In a fallen world, injustice is simply a reality. All of us have either experienced it first hand or witnessed it happen to others. In either case, when our sense of justice is violated, we feel an outrage in the depths of our soul that can only be assuaged by the wrong being righted. Sometimes we have the privilege of seeing some wrongs made right in this life, either through the actions of ourselves or others, but what about the situations in which injustice prevails? How do we cope when we are powerless against oppression? The responses are unbelievers are legion, ranging from anesthetizing the pain through substance abuse to inciting Marxist revolutions. For Christians, however, there is only one proper response.

The Solution

“I said in my heart, God will judge the righteous and the wicked . . .” (3:17). The ultimate solution to oppression is the certainty of God’s judgment. God “has fixed a day on which he will judge the world in righteousness by a man whom he has appointed,” Jesus Christ (Acts 17:31). The preacher’s response to oppression is not unrestrained outrage, but trust. Trust in the reality of the coming judgment. The certainty of the coming judgment is grounded in the second half of verse 17: “for there is a time for every matter and every work.” This should sound familiar because it is a direct callback to the poem in 3:1-8, in which God has appointed a time for everything. Solomon trusts that God will judge the righteous and the wicked because God is sovereign over time. The grounding of God’s judgment in His sovereignty over time works in two ways: (1) The most obvious way is that if God has appointed a time for everything, that means He has appointed a day of judgment. (2) The second way is that if all times are appointed by God, then the times in which injustice prevails are subject to God’s sovereignty and cannot exist one moment longer than God allows. God’s sovereignty over time means that there is a fixed amount of time in which sin is allowed to exist, and once that appointed time is over, sin will be no more.

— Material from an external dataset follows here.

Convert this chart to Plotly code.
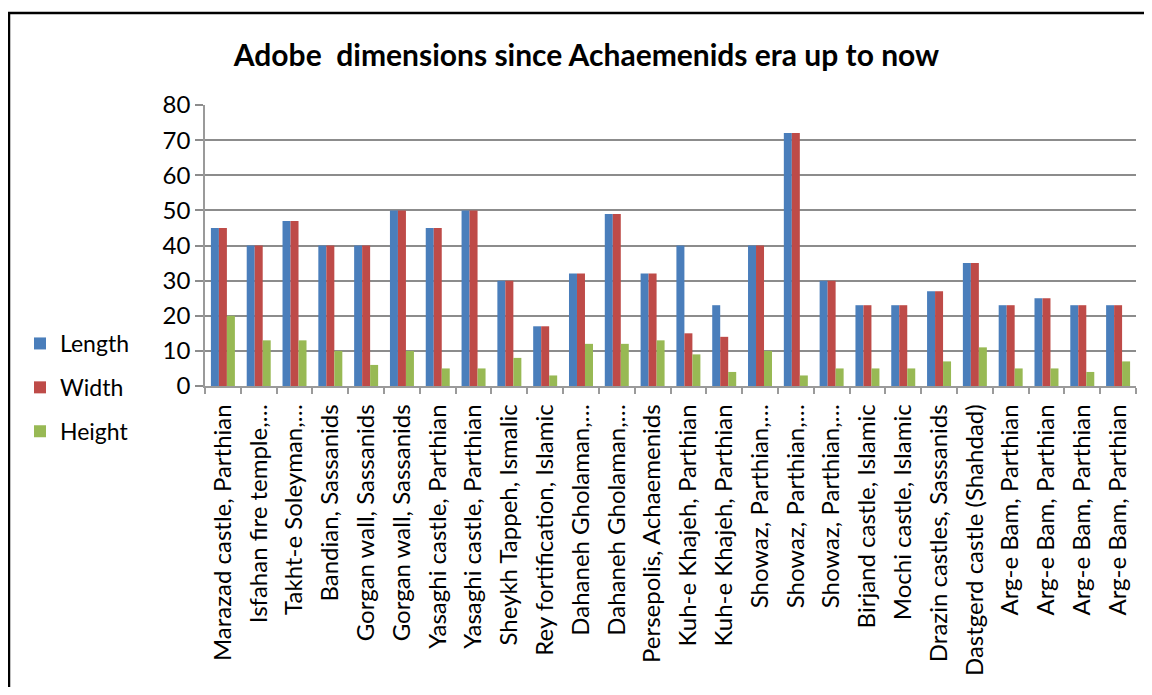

In the face of oppression, Christians can have the same hope that Solomon has. This is not an excuse for passivity, for the Bible commands us to do justice (Micah 6:8). But in the face of specific injustices we are powerless to change, or oppression generally, which will exist until Christ returns, we can experience peace by resting in the reality of the coming judgment. The outrage we feel deep within should translate into prayers for justice (Luke 18:7), and we can have confidence that God will answers these prayers. For some injustices, we may see God’s answer come even in this life. For others, they will be made be right on the Day of Judgment, “for there is a time for every matter and for every work.”


The first theological truth about oppression in Ecclesiastes is that Christ’s return will usher in a day of judgment that will end all oppression. The practical application of this truth is that in that face of oppression, Christians need not despair or harbor outrage, but should trust God to right every wrong. We can pray for God’s justice and experience peace while we await his response.